The term ‘totalitarian’, as distinct from merely authoritarian, was coined in the 1930s.

But the underlying concept goes back to a much earlier source: “And fear not them which kill the body, but are not able to kill the soul: but rather fear him which is able to destroy both soul and body in hell.”
There it is, the difference in a nutshell. An authoritarian doesn’t care about his subjects’ souls as long as their bodies dance to his music. Totalitarians are different: they aren’t happy with merely physical tyranny. They want the metaphysical kind as well.
Typically, they seek to kill sanity by smudging the borderline between virtual and actual realities, with the fake one always taking precedence. Eventually, most people will accept falsehood as truth, and those who don’t will pretend to do so.
Totalitarians love the second type as much as the first. Orwell pointed this out in one of his essays, when talking about the sadistic joy totalitarians feel when watching those who know better and still spout insane gibberish, not even daring to crack a smile.
This brings us to an unmistakably totalitarian establishment: St Andrews University, the alma mater of both the Duke and Duchess of Cambridge. This year for the first time, it ranked above Oxbridge in the Good University Guide.
As befits our best university, St Andrews blazes the path for all others to follow. And the path leads straight to hell.
St Andrews students are forced, on pain of expulsion, to take compulsory diversity modules. There they are expected to give the ‘right’ answers to questions about racism, homophobia, climate and some such.
A typical agree-or-disagree question: “Acknowledging your personal guilt is a useful start point in overcoming unconscious bias.”
Or another example: “It is important to think about and understand our own prejudices and stereotypes so we don’t treat someone else unfairly or inappropriately.”
Someone forgot to teach those Scottish teachers the difference between education and brainwashing. Perhaps they didn’t have to learn: totalitarians sense in their bone marrow what they have to do.
A note to any sane freshers at St Andrews: I feel your pain. I too had to go through university in a totalitarian country, the Soviet Union. I too was forced to fake insanity while remaining sane. I wasn’t good at it though, and I’m sure you aren’t either.
Luckily, I was only threatened with expulsion and was allowed to matriculate. However, my secret personal file had enough black marks in it to consign me to a life of misery. Since the file was indeed secret, I never saw it. But I knew what it said: watch him, he’s anti-Soviet scum.
You must feel as Cincinnatus C. felt in Nabokov’s novel Invitation to a Beheading. Living in a land where everyone was transparent, Cincinnatus alone was opaque.

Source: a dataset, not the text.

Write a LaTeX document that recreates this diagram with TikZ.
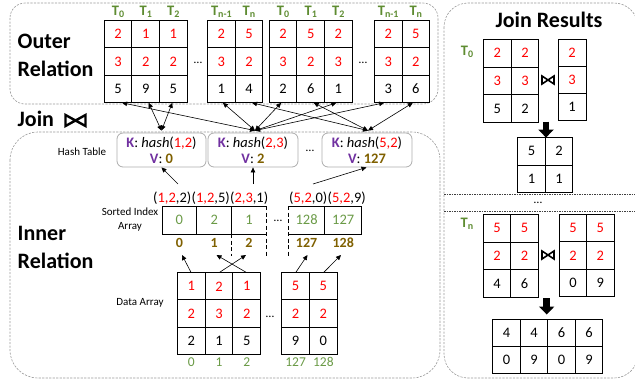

That’s why he was to be beheaded: totalitarians can forgive any crime except being different.
You might object that we still have no concentration camps, public trials and mass executions. I can only reply by sending you back to the quotation from St Matthew above. Jesus establishes a clear pecking order there: those who merely wish to kill the body aren’t to be feared. It’s those who are after your soul who are really scary.
Totalitarians don’t use violence for its own sake. It merely serves to attain their goal, total control. If such a goal can be attained non-violently, so much the better. If mass murder is after all required, that’s fine too. Whatever works.
That’s why the force-feeding of woke dung isn’t just ridiculous – it’s sinister. It’s an attempt to take dominion of the soul, and fair enough: most people’s souls are indeed up for grabs.
They have been primed by decades of incessant propaganda that starts at the cradle and ends at the grave. Resistance takes an epic fortitude of mind and spirit, but where can such strength come from? It certainly can’t be produced by craving for material goods, which seems to be the only impelling force of modernity.
Ticking the expected answer in a questionnaire seems like a tiny concession to make. It never is though. “One claw gets stuck,” goes the old saying, “the whole bird will perish.”
Totalitarians can smell a soul cast adrift, and when they do they pounce. Another tick, please kind sir. And another, if you don’t mind. Just one more, and we’re done. Before you know it, there goes your soul, ticking away bit by cowardly bit.
I wish I could advise St Andrews students to throw those module papers back into the totalitarians’ mugs, but I can’t. No mere mortal has the right to demand heroism from others; this has to be a personal free choice.
The only advice I can offer comes straight from Thomas Cranmer: “Blessed Lord, who hast caused all holy Scriptures to be written for our learning; grant us that we may in such wise hear them, read, mark, learn, and inwardly digest them.”
Yes, I know this is archaic, unfashionable and generally uncool. But I can’t think of any other viable source of strength to resist totalitarianism. Be it the Soviet kind, the Nazi kind – or the St Andrews kind.
P.S. Is the University named after several different St Andrews? Or was the First-Called named St Andrews? If the answer to both questions is no, how about an apostrophe there, chaps? You being the best university and all.